The emerging capability to detect light over a broad spectral range is a key to technological applications in sensing, spectroscopy, imaging and communications. Colloidal semiconductor nanocrystal/graphene van der Waals heterojunctions provide a unique scheme that combines the spectral tunability and strong quantum confinement of the semiconductor nanocrystals sensitizers with superior charge mobility of graphene for extraordinary photoconductive gains. While high responsivity has been demonstrated, the spectral range is typically narrow limited by the cutoff of the semiconductor band gap of the nanocrystals. Here, a broadband photosensitizer is reported, based on doped Iron Pyrite nanocubes (FeS₂ NCs) that exhibit strong localized surface plasmonic resonance (LSPR) spanning across ultraviolet through visible to near-infrared (UV–Vis–NIR).
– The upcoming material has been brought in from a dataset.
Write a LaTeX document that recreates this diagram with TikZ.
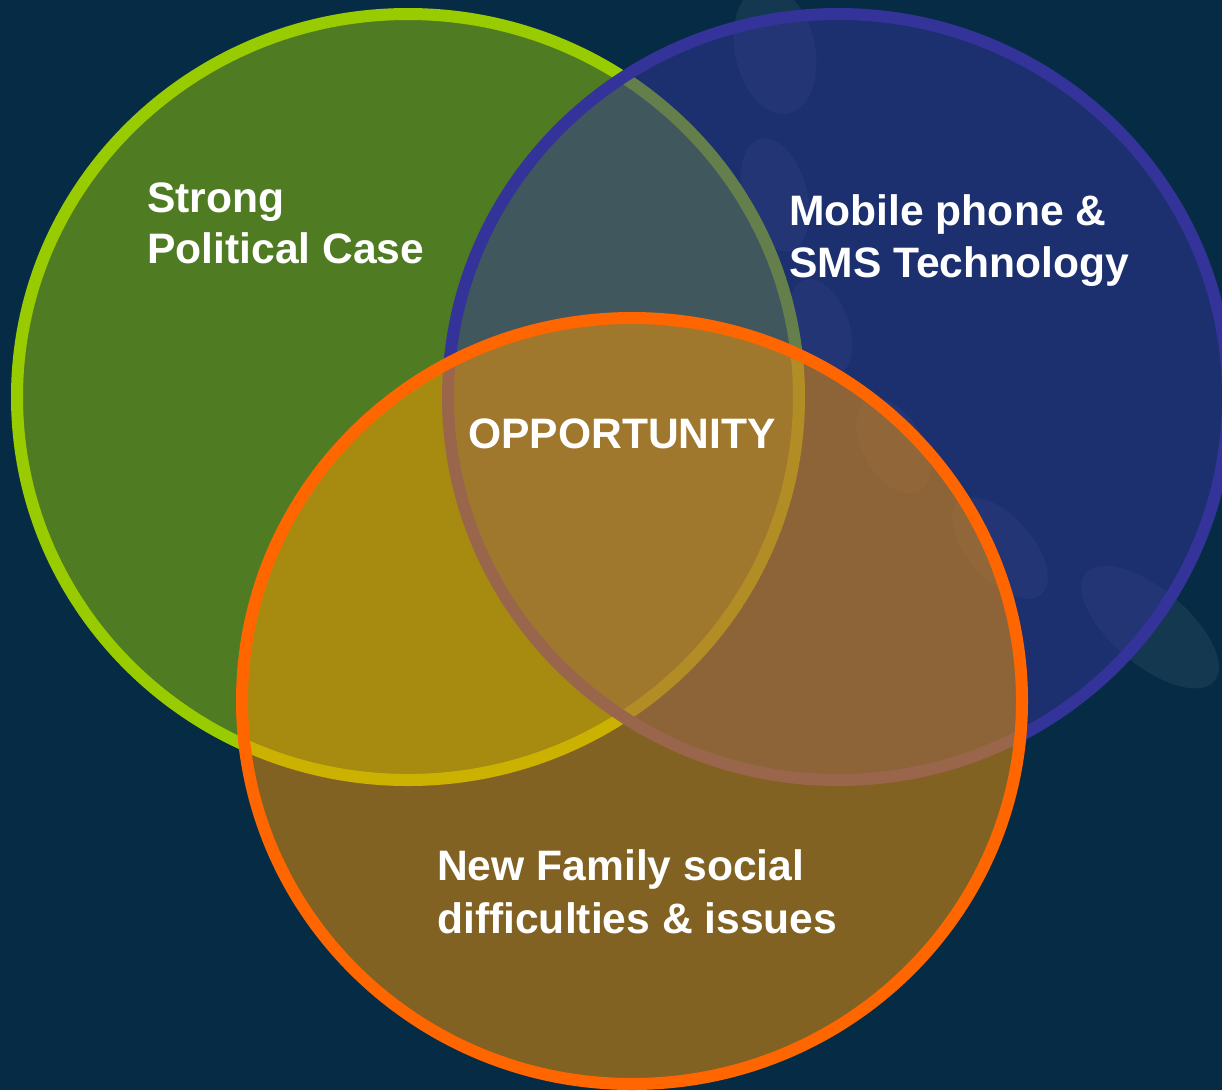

Using the printed LSPR FeS₂ NCs/graphene van der Waals heterostructure, a broadband UV–Vis–NIR photoresponsivity in exceeding 1.08 × 10⁶ A/W has been demonstrated through development of a ligand-exchange process to facilitate efficient charge transfer at the LSPR FeS₂ NCs/graphene interface. This result demonstrates the viability of the LSPR semiconductor nanocrystal/graphene van der Waals heterostructure for high-performance broadband optoelectronics with scalability through direct printing.